#### Given task:
Quote the material below exactly as written, from the first line to the line that holds "0.147773, 0.147733, 0.147684, 0.147634]", endpoints included.

Records with drawing code
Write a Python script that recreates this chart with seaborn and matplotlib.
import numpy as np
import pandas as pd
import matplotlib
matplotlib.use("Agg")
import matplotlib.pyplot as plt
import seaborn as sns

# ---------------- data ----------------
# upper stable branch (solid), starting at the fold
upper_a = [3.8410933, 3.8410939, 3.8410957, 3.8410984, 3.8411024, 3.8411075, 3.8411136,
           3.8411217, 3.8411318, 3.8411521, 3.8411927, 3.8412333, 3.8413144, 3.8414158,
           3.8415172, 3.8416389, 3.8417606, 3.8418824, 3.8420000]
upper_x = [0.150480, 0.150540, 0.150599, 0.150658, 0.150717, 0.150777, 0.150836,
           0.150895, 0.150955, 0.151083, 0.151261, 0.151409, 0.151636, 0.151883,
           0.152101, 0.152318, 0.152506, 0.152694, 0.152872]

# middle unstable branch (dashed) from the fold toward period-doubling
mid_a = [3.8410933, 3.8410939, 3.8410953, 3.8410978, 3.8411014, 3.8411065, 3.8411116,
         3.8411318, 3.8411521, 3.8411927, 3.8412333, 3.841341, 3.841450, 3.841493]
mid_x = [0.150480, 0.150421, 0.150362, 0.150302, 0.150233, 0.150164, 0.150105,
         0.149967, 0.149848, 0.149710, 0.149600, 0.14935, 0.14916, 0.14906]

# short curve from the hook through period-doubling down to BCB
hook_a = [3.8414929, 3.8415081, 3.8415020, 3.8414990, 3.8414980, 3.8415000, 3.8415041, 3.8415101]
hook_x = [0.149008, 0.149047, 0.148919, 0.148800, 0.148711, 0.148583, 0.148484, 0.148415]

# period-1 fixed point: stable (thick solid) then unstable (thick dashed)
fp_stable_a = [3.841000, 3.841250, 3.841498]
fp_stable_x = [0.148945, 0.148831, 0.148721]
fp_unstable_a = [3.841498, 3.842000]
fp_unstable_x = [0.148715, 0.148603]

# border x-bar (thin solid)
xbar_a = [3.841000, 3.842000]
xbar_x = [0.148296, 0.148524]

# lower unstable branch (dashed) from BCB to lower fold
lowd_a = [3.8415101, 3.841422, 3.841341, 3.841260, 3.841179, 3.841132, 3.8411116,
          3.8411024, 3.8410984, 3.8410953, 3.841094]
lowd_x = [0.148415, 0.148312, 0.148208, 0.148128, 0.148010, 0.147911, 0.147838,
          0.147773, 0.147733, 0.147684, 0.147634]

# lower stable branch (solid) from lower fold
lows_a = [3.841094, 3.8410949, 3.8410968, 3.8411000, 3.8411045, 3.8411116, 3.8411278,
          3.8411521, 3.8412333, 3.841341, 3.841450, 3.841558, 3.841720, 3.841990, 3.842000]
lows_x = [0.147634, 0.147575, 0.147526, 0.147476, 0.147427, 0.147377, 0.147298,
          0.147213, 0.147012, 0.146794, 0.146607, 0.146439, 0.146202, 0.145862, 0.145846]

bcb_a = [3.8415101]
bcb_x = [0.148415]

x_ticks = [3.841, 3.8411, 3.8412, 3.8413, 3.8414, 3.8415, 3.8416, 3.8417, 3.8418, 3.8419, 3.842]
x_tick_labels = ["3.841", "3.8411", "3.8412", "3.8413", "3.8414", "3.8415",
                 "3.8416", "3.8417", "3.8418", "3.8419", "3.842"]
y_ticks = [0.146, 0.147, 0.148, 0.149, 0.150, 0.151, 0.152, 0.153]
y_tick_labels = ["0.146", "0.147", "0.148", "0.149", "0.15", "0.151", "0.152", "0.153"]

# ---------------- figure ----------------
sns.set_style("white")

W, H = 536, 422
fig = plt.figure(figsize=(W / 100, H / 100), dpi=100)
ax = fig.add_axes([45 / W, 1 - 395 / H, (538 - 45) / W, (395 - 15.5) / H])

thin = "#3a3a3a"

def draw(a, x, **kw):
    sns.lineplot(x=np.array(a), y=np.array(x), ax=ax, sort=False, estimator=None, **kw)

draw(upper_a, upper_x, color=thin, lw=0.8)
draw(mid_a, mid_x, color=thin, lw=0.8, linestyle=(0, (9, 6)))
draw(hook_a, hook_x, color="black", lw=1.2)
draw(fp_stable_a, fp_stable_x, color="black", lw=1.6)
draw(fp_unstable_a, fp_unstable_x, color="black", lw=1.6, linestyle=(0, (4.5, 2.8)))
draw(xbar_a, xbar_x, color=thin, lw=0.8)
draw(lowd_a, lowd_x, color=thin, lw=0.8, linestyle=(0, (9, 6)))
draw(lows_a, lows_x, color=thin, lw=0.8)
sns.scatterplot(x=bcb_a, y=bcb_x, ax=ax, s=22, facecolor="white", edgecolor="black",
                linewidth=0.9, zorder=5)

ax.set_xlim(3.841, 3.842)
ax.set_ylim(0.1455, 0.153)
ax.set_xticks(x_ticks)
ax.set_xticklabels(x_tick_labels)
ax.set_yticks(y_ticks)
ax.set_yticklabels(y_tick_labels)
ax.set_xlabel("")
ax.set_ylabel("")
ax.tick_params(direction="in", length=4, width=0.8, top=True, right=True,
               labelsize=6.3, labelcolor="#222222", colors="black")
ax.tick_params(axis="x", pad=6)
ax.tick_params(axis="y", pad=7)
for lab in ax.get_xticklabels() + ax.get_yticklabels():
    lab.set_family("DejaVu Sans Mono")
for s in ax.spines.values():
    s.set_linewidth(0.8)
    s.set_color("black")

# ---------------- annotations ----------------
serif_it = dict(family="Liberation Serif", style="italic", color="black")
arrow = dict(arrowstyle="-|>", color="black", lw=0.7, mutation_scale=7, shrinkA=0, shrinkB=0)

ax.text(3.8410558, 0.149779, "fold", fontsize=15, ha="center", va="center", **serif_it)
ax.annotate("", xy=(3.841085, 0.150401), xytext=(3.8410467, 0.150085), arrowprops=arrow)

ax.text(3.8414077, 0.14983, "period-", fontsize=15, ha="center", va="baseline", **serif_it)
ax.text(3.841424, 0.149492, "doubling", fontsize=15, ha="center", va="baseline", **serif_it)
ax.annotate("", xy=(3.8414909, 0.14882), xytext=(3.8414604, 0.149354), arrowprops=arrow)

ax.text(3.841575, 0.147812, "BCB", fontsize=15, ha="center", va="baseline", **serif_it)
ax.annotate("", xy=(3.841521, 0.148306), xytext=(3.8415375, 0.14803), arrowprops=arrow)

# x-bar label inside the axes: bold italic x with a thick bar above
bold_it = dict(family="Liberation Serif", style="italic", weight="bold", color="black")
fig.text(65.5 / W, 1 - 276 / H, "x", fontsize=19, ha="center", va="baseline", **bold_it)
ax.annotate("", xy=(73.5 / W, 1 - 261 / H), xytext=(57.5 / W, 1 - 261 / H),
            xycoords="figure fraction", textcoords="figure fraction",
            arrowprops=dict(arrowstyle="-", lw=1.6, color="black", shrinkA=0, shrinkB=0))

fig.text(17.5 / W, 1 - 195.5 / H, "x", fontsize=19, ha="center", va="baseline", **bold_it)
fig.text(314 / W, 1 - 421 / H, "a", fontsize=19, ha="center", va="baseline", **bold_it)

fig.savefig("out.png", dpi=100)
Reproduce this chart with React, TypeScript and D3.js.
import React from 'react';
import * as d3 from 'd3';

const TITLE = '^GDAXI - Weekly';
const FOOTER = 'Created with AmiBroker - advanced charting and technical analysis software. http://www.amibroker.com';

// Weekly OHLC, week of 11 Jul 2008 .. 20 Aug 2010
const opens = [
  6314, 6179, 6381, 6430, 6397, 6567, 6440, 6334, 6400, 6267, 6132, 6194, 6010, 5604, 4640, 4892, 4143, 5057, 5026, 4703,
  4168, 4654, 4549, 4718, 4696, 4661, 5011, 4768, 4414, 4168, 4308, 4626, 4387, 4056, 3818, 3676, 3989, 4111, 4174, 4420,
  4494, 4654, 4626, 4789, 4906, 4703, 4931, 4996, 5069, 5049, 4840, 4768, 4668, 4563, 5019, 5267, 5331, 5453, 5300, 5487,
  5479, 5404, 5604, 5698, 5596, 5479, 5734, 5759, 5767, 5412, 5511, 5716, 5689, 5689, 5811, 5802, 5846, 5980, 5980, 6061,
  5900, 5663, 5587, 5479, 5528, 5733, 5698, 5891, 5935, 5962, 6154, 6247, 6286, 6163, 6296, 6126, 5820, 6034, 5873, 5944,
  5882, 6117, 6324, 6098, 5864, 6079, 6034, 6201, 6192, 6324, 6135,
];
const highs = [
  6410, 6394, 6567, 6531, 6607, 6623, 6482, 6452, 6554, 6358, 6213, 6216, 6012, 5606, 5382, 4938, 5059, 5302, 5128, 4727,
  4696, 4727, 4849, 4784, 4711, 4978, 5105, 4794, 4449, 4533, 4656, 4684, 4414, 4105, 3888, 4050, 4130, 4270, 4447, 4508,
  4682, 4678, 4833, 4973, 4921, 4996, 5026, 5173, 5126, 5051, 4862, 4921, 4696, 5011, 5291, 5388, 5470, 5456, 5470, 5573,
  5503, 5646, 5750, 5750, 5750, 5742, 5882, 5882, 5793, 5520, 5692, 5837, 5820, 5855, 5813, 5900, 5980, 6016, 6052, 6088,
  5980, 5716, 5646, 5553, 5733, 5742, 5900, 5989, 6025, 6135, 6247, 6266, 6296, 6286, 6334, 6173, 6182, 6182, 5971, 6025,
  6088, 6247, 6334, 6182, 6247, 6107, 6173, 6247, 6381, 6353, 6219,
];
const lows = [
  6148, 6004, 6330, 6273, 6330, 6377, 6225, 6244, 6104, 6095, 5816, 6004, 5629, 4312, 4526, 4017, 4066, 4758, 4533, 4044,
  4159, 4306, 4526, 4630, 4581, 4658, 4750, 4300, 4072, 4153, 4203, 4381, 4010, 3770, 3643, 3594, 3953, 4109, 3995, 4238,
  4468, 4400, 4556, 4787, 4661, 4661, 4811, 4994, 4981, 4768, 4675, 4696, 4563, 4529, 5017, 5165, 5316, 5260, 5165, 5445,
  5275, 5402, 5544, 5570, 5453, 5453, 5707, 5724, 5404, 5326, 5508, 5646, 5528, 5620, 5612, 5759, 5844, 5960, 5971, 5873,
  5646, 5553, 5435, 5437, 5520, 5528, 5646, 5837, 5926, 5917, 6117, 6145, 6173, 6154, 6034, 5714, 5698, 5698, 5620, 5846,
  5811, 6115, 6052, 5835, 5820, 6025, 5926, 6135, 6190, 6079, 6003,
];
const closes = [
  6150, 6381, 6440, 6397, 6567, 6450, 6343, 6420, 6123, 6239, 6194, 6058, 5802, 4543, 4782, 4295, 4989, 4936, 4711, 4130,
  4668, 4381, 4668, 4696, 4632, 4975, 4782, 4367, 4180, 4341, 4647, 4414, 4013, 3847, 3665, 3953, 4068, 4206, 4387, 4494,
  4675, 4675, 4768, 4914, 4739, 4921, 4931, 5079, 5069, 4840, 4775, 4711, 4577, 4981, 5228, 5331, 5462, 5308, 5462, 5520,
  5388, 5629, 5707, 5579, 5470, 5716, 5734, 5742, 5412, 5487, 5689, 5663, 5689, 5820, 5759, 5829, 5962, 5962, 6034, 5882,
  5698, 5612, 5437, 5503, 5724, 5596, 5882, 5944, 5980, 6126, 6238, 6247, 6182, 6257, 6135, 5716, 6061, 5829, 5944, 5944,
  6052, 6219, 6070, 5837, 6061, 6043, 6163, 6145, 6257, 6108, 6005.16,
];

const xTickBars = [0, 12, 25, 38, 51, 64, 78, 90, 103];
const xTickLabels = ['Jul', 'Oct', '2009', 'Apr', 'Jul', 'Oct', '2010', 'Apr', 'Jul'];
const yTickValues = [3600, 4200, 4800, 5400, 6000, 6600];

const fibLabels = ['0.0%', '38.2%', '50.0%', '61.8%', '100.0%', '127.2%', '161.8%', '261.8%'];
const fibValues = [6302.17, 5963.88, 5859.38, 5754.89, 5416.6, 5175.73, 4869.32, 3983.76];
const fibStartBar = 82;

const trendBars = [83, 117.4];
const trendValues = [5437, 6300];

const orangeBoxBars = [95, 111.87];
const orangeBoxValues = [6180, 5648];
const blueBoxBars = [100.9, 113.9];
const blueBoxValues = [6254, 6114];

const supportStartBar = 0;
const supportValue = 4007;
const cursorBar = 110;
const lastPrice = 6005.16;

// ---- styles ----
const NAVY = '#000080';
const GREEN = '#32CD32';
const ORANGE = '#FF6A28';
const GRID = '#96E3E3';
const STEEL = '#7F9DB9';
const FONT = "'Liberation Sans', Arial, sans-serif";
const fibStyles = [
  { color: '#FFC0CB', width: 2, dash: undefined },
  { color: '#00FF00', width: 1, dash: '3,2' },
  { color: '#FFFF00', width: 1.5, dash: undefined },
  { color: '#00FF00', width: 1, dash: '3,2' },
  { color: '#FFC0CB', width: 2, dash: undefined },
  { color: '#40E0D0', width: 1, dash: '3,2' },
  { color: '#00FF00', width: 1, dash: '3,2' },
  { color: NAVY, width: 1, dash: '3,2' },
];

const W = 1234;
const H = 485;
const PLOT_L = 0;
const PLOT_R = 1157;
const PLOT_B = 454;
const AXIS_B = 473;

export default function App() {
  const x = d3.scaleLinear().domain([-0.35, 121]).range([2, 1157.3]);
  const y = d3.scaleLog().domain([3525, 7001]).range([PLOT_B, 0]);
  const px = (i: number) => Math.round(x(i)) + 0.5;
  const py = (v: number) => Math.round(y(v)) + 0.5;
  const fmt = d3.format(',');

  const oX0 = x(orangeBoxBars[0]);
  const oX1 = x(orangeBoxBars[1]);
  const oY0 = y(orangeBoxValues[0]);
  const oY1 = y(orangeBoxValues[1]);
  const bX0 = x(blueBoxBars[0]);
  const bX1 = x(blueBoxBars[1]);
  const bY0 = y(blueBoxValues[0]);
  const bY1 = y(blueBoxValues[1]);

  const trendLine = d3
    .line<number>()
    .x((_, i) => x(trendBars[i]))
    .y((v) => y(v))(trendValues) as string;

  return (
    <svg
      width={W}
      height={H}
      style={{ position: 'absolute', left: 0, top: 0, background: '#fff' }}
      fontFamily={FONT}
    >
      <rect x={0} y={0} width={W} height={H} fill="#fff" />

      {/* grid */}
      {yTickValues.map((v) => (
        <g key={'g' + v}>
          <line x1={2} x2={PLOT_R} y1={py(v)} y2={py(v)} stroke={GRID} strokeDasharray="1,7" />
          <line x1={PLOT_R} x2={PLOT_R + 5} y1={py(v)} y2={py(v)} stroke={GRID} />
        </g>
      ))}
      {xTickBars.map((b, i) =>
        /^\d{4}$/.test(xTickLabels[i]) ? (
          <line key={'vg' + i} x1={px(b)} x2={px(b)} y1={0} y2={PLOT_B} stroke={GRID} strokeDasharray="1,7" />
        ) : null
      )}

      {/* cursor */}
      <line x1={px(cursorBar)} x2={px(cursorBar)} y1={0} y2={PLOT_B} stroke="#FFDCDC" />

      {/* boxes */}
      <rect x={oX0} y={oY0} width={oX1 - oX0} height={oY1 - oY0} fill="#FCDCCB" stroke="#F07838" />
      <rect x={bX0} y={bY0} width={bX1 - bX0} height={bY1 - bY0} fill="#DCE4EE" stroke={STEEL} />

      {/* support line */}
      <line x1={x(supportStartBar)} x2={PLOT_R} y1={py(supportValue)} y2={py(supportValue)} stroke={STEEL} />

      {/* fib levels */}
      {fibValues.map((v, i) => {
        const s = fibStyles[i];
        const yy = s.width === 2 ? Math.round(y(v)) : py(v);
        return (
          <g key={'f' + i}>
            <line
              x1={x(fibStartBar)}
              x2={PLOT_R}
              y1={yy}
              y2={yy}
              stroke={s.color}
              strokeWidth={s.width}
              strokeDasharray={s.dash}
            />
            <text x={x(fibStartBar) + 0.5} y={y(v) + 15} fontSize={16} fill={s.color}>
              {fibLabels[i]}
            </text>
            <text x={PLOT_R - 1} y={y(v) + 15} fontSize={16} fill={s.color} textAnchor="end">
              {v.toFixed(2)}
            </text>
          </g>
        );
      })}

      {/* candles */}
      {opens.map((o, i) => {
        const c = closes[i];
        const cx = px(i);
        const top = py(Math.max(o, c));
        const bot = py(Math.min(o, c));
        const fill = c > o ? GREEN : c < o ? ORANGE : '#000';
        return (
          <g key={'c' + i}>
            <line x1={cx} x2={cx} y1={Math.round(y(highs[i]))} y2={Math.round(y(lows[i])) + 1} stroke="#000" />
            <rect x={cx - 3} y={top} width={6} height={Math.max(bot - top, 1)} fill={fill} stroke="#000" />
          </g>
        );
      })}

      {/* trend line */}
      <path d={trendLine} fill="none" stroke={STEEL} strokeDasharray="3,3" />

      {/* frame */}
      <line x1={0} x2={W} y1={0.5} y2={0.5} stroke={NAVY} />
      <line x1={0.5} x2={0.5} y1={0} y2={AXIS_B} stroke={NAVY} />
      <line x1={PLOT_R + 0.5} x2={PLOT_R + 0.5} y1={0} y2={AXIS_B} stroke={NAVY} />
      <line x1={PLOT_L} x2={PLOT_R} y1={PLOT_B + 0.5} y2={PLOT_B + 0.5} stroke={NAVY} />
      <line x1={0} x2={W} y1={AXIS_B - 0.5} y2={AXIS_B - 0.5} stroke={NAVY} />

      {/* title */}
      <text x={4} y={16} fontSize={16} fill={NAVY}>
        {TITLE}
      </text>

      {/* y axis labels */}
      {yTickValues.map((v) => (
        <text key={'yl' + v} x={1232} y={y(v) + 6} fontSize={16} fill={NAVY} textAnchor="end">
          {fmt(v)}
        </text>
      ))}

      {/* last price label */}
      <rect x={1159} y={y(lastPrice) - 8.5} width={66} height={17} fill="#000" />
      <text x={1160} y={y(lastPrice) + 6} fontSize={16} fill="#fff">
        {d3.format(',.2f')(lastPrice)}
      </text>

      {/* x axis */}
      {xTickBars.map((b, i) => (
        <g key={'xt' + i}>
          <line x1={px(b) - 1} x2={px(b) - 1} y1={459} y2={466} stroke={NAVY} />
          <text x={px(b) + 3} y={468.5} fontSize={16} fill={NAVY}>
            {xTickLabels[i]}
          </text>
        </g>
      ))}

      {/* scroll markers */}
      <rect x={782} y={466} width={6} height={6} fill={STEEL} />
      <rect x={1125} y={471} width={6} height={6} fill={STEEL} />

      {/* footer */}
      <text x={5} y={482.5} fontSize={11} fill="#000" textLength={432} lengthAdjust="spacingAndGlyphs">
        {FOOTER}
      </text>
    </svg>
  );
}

#### Full response:
Write a Python script that recreates this chart with seaborn and matplotlib.
import numpy as np
import pandas as pd
import matplotlib
matplotlib.use("Agg")
import matplotlib.pyplot as plt
import seaborn as sns

# ---------------- data ----------------
# upper stable branch (solid), starting at the fold
upper_a = [3.8410933, 3.8410939, 3.8410957, 3.8410984, 3.8411024, 3.8411075, 3.8411136,
           3.8411217, 3.8411318, 3.8411521, 3.8411927, 3.8412333, 3.8413144, 3.8414158,
           3.8415172, 3.8416389, 3.8417606, 3.8418824, 3.8420000]
upper_x = [0.150480, 0.150540, 0.150599, 0.150658, 0.150717, 0.150777, 0.150836,
           0.150895, 0.150955, 0.151083, 0.151261, 0.151409, 0.151636, 0.151883,
           0.152101, 0.152318, 0.152506, 0.152694, 0.152872]

# middle unstable branch (dashed) from the fold toward period-doubling
mid_a = [3.8410933, 3.8410939, 3.8410953, 3.8410978, 3.8411014, 3.8411065, 3.8411116,
         3.8411318, 3.8411521, 3.8411927, 3.8412333, 3.841341, 3.841450, 3.841493]
mid_x = [0.150480, 0.150421, 0.150362, 0.150302, 0.150233, 0.150164, 0.150105,
         0.149967, 0.149848, 0.149710, 0.149600, 0.14935, 0.14916, 0.14906]

# short curve from the hook through period-doubling down to BCB
hook_a = [3.8414929, 3.8415081, 3.8415020, 3.8414990, 3.8414980, 3.8415000, 3.8415041, 3.8415101]
hook_x = [0.149008, 0.149047, 0.148919, 0.148800, 0.148711, 0.148583, 0.148484, 0.148415]

# period-1 fixed point: stable (thick solid) then unstable (thick dashed)
fp_stable_a = [3.841000, 3.841250, 3.841498]
fp_stable_x = [0.148945, 0.148831, 0.148721]
fp_unstable_a = [3.841498, 3.842000]
fp_unstable_x = [0.148715, 0.148603]

# border x-bar (thin solid)
xbar_a = [3.841000, 3.842000]
xbar_x = [0.148296, 0.148524]

# lower unstable branch (dashed) from BCB to lower fold
lowd_a = [3.8415101, 3.841422, 3.841341, 3.841260, 3.841179, 3.841132, 3.8411116,
          3.8411024, 3.8410984, 3.8410953, 3.841094]
lowd_x = [0.148415, 0.148312, 0.148208, 0.148128, 0.148010, 0.147911, 0.147838,
          0.147773, 0.147733, 0.147684, 0.147634]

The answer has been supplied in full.